Мы ожидали в субботу к завтраку капитана Морса с «Аламеды» и с истым тихоокеанским гостеприимством еще в пятницу закололи свинью. В субботу утром хватились – туши нет. Некоторые наши работники как-то путались в объяснениях. Ближайший сосед, живущий в лесу пониже нас, порядочный негодяй. Он в большой дружбе кое с кем из работников, и его проклятый дом притягивает их, как липучка мух. Вдобавок в субботу состоялось грандиозное публичное подношение королю и его советникам, процедура, во время которой для самоанца любая кража почти дело чести, особенно же кража свиньи.
Все это позволяло предположить, что, если никто из наших работников и не утащил тушу, они могли знать вора. Кроме того, украденное мясо предназначалось для гостей, что придавало краже характер оскорбления, и «мое лицо», по туземному выражению, «покрылось стыдом». Поэтому мы решили учинить суд, который и состоялся прошлым вечером после обеда. Я сидел во главе стола, по правую руку от меня Грэм note 155, по левую – Генри Симиле, за ним Ллойд. Вся домашняя компания расселась на полу вдоль стен – двенадцать человек, кому было сказано явиться. Я, говорят, походил на Брэксфилда note 156, насколько позволяет моя внешность; Грэм, обладающий суровым лицом, напоминал Радаманта note 157; вид Ллойда внушал ужас, а Симиле был исполнен величавой важности самоанского вождя. Заседание открылось произнесенной мною самоанской молитвой, которая в переводе звучит примерно так: «О господи, взгляни на нас и озари наши сердца. Удержи нас от лжи, чтобы каждый удостоился предстать перед твоим предвечным лицом». Затем, начиная с Симиле, каждый подходил к столу, клал руку на Библию и фразу за фразой повторял за мной следующую клятву (боюсь, по-английски она может даже показаться смешной, но по-самоански звучит очень красиво и затрагивает мистические чувства этого народа): «Здесь предо мной святая Библия, которой я касаюсь. Взгляни на меня, о господи! Если я знаю, кто утащил свинью, или место, куда ее унесли, или что-нибудь слышал на этот счет и не скажу об этом, пусть бог тогда положит конец моей жизни!» Все они отнеслись к делу с такой серьезностью и твердостью, что (как сказал Грэм), не будь они непричастны, это были бы бесценные свидетели. Их поведение казалось настолько убедительным, что я больше не допытывался, и комичная, но в то же время странно-торжественная сцена на этом окончилась.

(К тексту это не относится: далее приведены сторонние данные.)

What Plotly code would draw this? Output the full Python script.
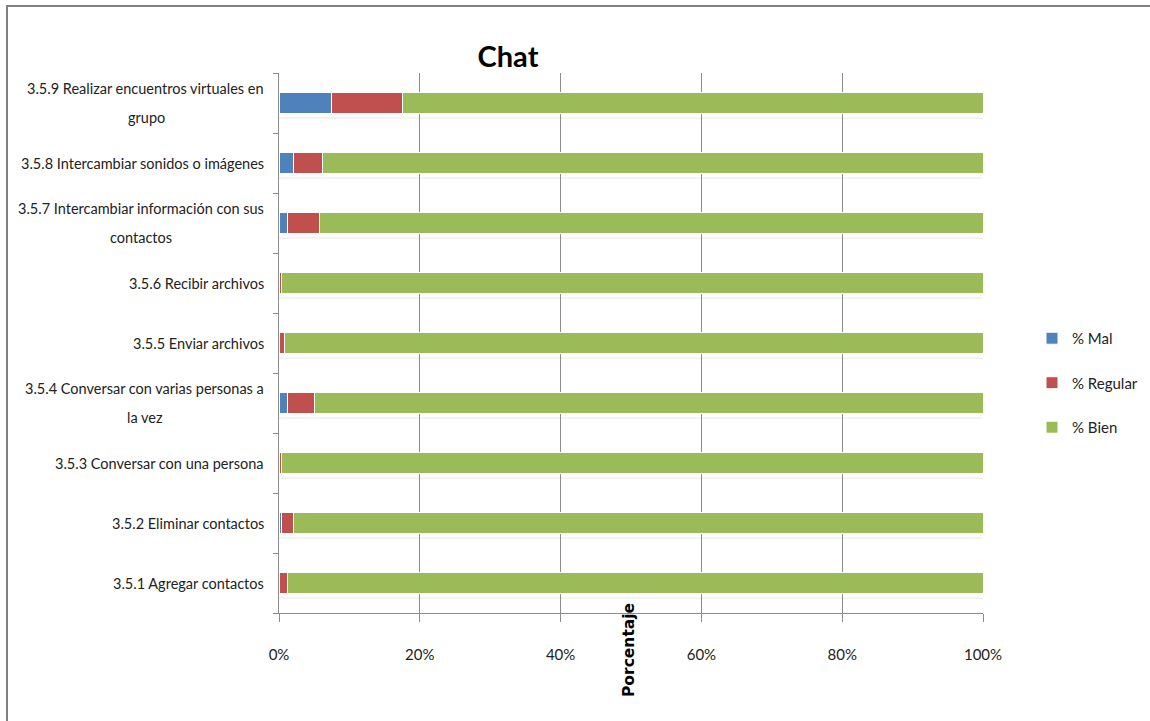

Дневник мой был надолго заброшен. Примерно тогда же, когда я перестала записывать, мы уличили Джо Стронга в различных прегрешениях: подобрав ключи, он ночами обчищал погреб и кладовую. Обнаружив, что нам это известно, он в отместку обошел всех наших друзей в Апии, клевеща на Бэллу. Пришлось его выставить, и Бэлла потребовала развода, который был получен без труда, так как он с первых дней здесь сожительствовал в Апии с туземной женщиной. Это старая история, начавшаяся еще в первый его приезд. Кроме того, он был в связи с Фааумой. Он приходил сюда однажды поздно вечером, каялся и просил принять его назад. Мне было так тяжко его видеть, что у меня сделался приступ грудной жабы; по-видимому, я и до сих пор не совсем оправилась. Льюис назначен единственным опекуном ребенка, которого мы отослали в школу к Нелли.
Джерси были здесь и уехали, подняв за собой клубы славы по всему острову. Милый Хаггард так и ходит окутанный этим облаком. Они представляли собой весьма эгоистичную аристократическую компанию, за исключением дочери – леди Маргарет Виллерс, высокой, длинноногой, нескладной девицы в лучшем английском вкусе – доброй и ласковой, располагающей к себе милым простодушием юности. Сама леди Джерси – тоже высокая, длинноногая и нескладная, с беззастенчивыми черными глазами и чувственным ртом, очень эгоистичная и жаждущая поклонения, с налетом вульгарности, по-мужски храбрая и по-женски безрассудная.
1893 год
В дневнике Фэнни пробел, охватывающий первые месяцы 1893 г., первая запись помечена 3 июля; зато письма Льюиса в этот период очень полные.
Это письмо должно было уйти с прошлой почтой, но как-то отстало. Главное мое оправдание в том, что я открывал парад инфлуэнцы, каковому подвигу с той поры целиком посвятило себя все наше семейство. У нас было восемь случаев болезни, один из них очень тяжелый и один – мой собственный – осложненный приходом старого приятеля – «кровавого Джека». К счастью, ни Фэнни, ни Ллойд, ни Бэлла не подхватили проклятой штуки и были в состоянии вести хозяйство и при этом превосходно ухаживали за больными.